[start]

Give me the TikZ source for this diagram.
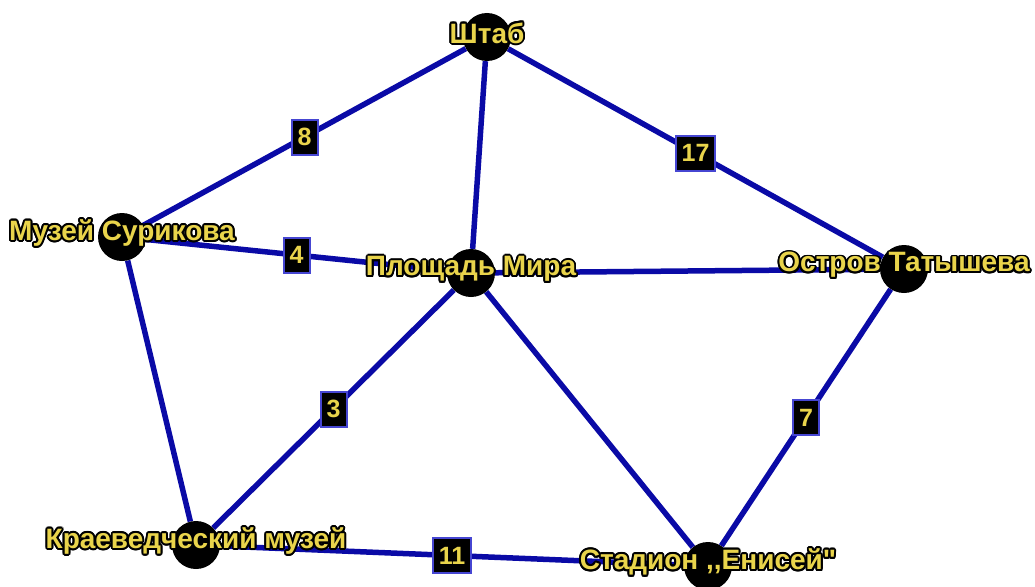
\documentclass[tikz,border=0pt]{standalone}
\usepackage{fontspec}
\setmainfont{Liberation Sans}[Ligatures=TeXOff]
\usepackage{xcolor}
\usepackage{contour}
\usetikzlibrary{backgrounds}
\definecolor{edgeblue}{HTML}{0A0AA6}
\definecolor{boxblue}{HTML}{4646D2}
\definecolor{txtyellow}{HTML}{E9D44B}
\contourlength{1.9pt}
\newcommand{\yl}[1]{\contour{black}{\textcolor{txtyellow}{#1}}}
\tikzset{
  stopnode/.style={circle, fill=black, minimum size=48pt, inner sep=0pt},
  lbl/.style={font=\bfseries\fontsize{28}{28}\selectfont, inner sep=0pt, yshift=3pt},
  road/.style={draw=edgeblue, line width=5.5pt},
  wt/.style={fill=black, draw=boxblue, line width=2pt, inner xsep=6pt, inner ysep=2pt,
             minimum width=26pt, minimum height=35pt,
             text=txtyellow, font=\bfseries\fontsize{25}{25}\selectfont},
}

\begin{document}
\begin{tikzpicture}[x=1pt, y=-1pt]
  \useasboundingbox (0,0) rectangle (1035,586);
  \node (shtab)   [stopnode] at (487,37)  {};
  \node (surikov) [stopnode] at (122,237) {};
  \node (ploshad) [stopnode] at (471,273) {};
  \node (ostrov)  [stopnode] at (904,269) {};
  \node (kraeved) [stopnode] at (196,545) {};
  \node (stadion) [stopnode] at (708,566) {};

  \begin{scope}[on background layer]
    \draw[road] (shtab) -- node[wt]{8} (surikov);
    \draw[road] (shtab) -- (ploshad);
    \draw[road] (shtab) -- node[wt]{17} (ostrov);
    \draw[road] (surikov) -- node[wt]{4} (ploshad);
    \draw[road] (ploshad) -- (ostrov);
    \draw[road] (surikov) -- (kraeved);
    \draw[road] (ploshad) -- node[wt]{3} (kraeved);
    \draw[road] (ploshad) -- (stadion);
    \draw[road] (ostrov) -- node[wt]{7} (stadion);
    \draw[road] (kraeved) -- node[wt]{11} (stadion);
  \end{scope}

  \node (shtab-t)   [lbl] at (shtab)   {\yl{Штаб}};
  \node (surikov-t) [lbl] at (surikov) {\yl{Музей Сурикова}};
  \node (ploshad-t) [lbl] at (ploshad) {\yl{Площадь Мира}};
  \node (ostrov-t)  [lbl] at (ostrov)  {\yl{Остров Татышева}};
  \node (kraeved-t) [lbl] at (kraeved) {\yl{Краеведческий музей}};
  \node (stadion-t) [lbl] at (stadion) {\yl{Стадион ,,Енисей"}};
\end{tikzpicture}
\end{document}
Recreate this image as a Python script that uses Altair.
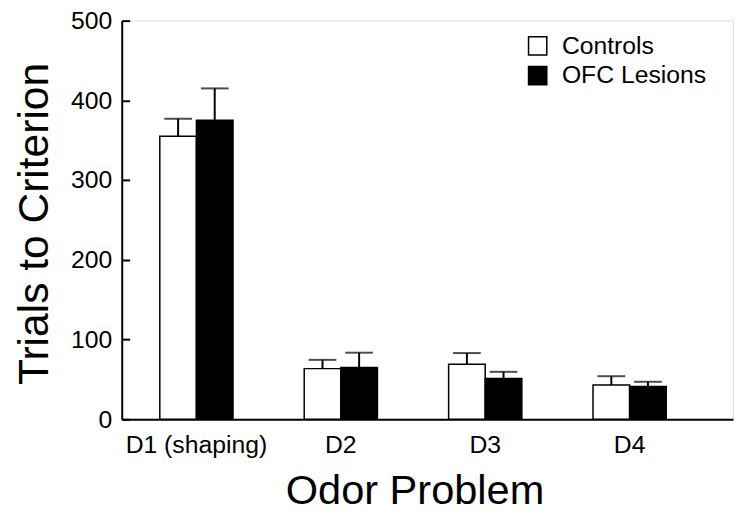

[end]

:: Requirements ::
All of the entries need to be transcribed word for word; pictures are left out.

:: Written response ::
Give me the TikZ source for this diagram.
\documentclass[tikz,border=0pt]{standalone}
\usepackage{fontspec}
\setmainfont{Liberation Sans}[Ligatures=TeXOff]
\usepackage{xcolor}
\usepackage{contour}
\usetikzlibrary{backgrounds}
\definecolor{edgeblue}{HTML}{0A0AA6}
\definecolor{boxblue}{HTML}{4646D2}
\definecolor{txtyellow}{HTML}{E9D44B}
\contourlength{1.9pt}
\newcommand{\yl}[1]{\contour{black}{\textcolor{txtyellow}{#1}}}
\tikzset{
  stopnode/.style={circle, fill=black, minimum size=48pt, inner sep=0pt},
  lbl/.style={font=\bfseries\fontsize{28}{28}\selectfont, inner sep=0pt, yshift=3pt},
  road/.style={draw=edgeblue, line width=5.5pt},
  wt/.style={fill=black, draw=boxblue, line width=2pt, inner xsep=6pt, inner ysep=2pt,
             minimum width=26pt, minimum height=35pt,
             text=txtyellow, font=\bfseries\fontsize{25}{25}\selectfont},
}

\begin{document}
\begin{tikzpicture}[x=1pt, y=-1pt]
  \useasboundingbox (0,0) rectangle (1035,586);
  \node (shtab)   [stopnode] at (487,37)  {};
  \node (surikov) [stopnode] at (122,237) {};
  \node (ploshad) [stopnode] at (471,273) {};
  \node (ostrov)  [stopnode] at (904,269) {};
  \node (kraeved) [stopnode] at (196,545) {};
  \node (stadion) [stopnode] at (708,566) {};

  \begin{scope}[on background layer]
    \draw[road] (shtab) -- node[wt]{8} (surikov);
    \draw[road] (shtab) -- (ploshad);
    \draw[road] (shtab) -- node[wt]{17} (ostrov);
    \draw[road] (surikov) -- node[wt]{4} (ploshad);
    \draw[road] (ploshad) -- (ostrov);
    \draw[road] (surikov) -- (kraeved);
    \draw[road] (ploshad) -- node[wt]{3} (kraeved);
    \draw[road] (ploshad) -- (stadion);
    \draw[road] (ostrov) -- node[wt]{7} (stadion);
    \draw[road] (kraeved) -- node[wt]{11} (stadion);
  \end{scope}

  \node (shtab-t)   [lbl] at (shtab)   {\yl{Штаб}};
  \node (surikov-t) [lbl] at (surikov) {\yl{Музей Сурикова}};
  \node (ploshad-t) [lbl] at (ploshad) {\yl{Площадь Мира}};
  \node (ostrov-t)  [lbl] at (ostrov)  {\yl{Остров Татышева}};
  \node (kraeved-t) [lbl] at (kraeved) {\yl{Краеведческий музей}};
  \node (stadion-t) [lbl] at (stadion) {\yl{Стадион ,,Енисей"}};
\end{tikzpicture}
\end{document}
Recreate this image as a Python script that uses Altair.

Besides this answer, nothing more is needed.